27/09/2007
"For the Lebanese army commanders deployed outside a sprawling refugee camp north of Beirut, the situation is dangerous and desperately confused. That is exactly as their enemy intended. The army is seeking to destroy militant Islamist cells within the camp while abiding by a longstanding deal not to enter it. Civilian casualties are an inevitable result, and the more they mount, the more public backing for the task at hand is likely to erode. Yet the violence that has claimed at least seventy lives in two days is part of a larger power struggle whose outlines are clear: by destabilising its neighbour, Syria is seeking to force the international community to drop its efforts to hold Damascus to account for the assassination of Rafik Hariri, the former Lebanese Prime Minister, two years ago. This is state-sponsored blackmail. It must not prevail.

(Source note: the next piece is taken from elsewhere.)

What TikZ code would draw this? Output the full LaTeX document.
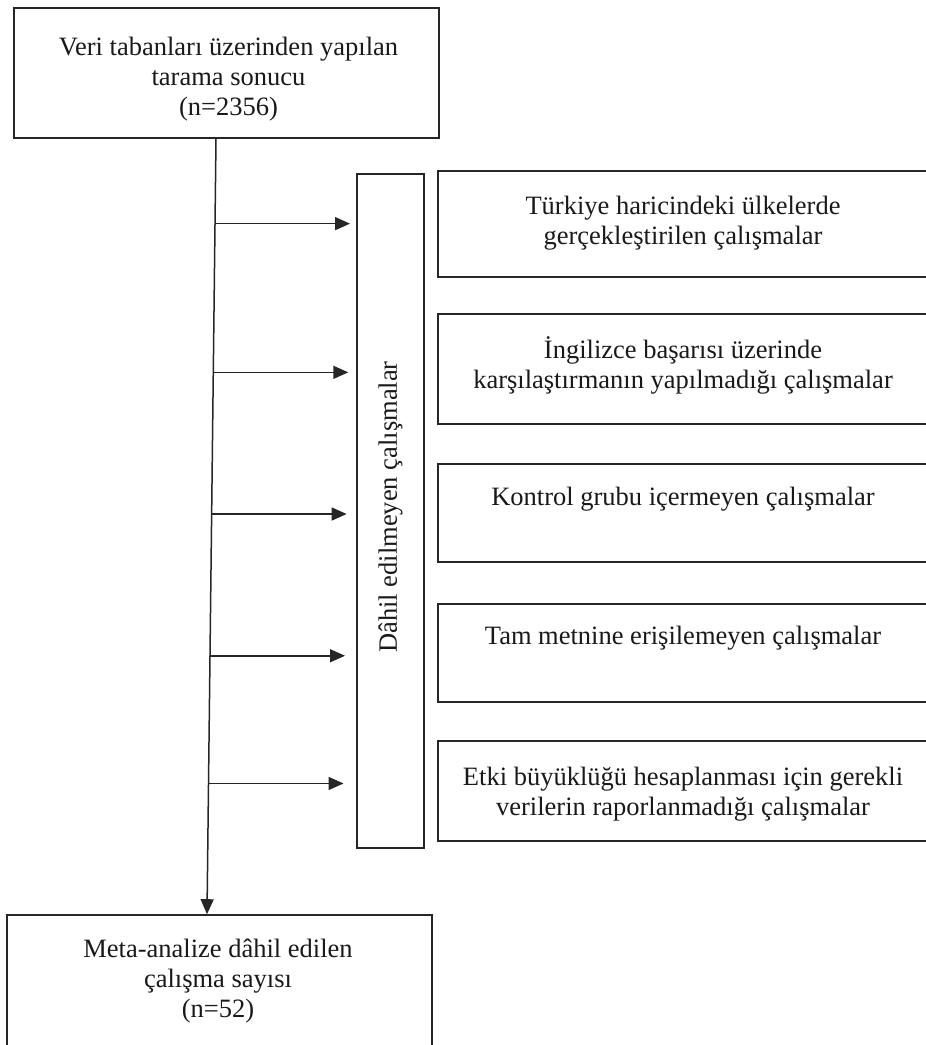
\documentclass[tikz,border=0pt]{standalone}
\usepackage{fontspec}
\setmainfont{Liberation Serif}
\usetikzlibrary{arrows.meta,calc}
\newcommand{\fl}{\rule{0pt}{21bp}}
\begin{document}
\begin{tikzpicture}[x=1bp,y=-1bp,
  box/.style={draw=black!85,line width=1.6bp,rectangle,inner sep=0pt},
  lbl/.style={font=\fontsize{26.5bp}{30bp}\selectfont,align=center,inner sep=0pt,anchor=north,text=black!90},
  arr/.style={draw=black!85,line width=1.5bp,-{Triangle[length=15bp,width=13bp]}}]
\useasboundingbox (0,0) rectangle (926,1045);
% boxes
\node[box,minimum width=425bp,minimum height=130bp] (top) at (226.5,73) {};
\node[box,minimum width=425bp,minimum height=132bp] (bot) at (219.5,981) {};
\node[box,minimum width=67bp,minimum height=674bp] (vb) at (390.5,511) {};
\node[box,minimum width=492bp,minimum height=106bp] (b1) at (684,224) {};
\node[box,minimum width=492bp,minimum height=110bp] (b2) at (684,369) {};
\node[box,minimum width=492bp,minimum height=98bp] (b3) at (684,513) {};
\node[box,minimum width=492bp,minimum height=98bp] (b4) at (684,653) {};
\node[box,minimum width=492bp,minimum height=100bp] (b5) at (684,791) {};
% texts
\node[lbl] (ttop) at (228.5,34) {\fl Veri tabanları üzerinden yapılan\\tarama sonucu\\(n=2356)};
\node[lbl] (tbot) at (218,936) {\fl Meta-analize dâhil edilen\\çalışma sayısı\\(n=52)};
\node[lbl] (t1) at (683,193) {\fl Türkiye haricindeki ülkelerde\\gerçekleştirilen çalışmalar};
\node[lbl] (t2) at (683,336) {\fl İngilizce başarısı üzerinde\\karşılaştırmanın yapılmadığı çalışmalar};
\node[lbl] (t3) at (683,484) {\fl Kontrol grubu içermeyen çalışmalar};
\node[lbl] (t4) at (683,623) {\fl Tam metnine erişilemeyen çalışmalar};
\node[lbl] (t5) at (683,764) {\fl Etki büyüklüğü hesaplanması için gerekli\\verilerin raporlanmadığı çalışmalar};
\node[lbl,anchor=center,rotate=90] (tv) at (390.5,507) {Dâhil edilmeyen çalışmalar};
% main line
\coordinate (ms) at ([xshift=-10.5bp]top.south);
\coordinate (me) at ([xshift=-12.5bp]bot.north);
\draw[arr] (ms) -- (me);
\coordinate (p1) at ($(ms)!0.1094!(me)$);
\coordinate (p2) at ($(ms)!0.3012!(me)$);
\coordinate (p3) at ($(ms)!0.4839!(me)$);
\coordinate (p4) at ($(ms)!0.6667!(me)$);
\coordinate (p5) at ($(ms)!0.8314!(me)$);
\foreach \p in {p1,p2,p3,p4,p5}{
  \draw[arr] (\p) -- ++(135,0);
}
\end{tikzpicture}
\end{document}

The running battles triggered by a raid on suspected bank robbers on Sunday evening already rank as Lebanon's worst internal violence since the 15-year civil war that ended in 1990. Yet a return to civil war is not the immediate risk faced by the vulnerable Government of the current Prime Minister, Fouad Siniora. Rather, he must confront a sustained effort, backed by Syria and fronted by the al-Qaeda offshoot known as Fatah al-Islam, to reverse the humiliating withdrawal forced on Damascus after the still-unsolved murder of Mr Hariri in 2005. Initial investigations indicate high-level Syrian involvement in the killing. But, far from cooperating with UN moves to establish an international tribunal to hear the case, Damascus has given repeated warnings that such a tribunal would inflame radical minorities in Lebanon's semi-permanent Palestinian refugee camps. It is now ensuring that those warnings come true."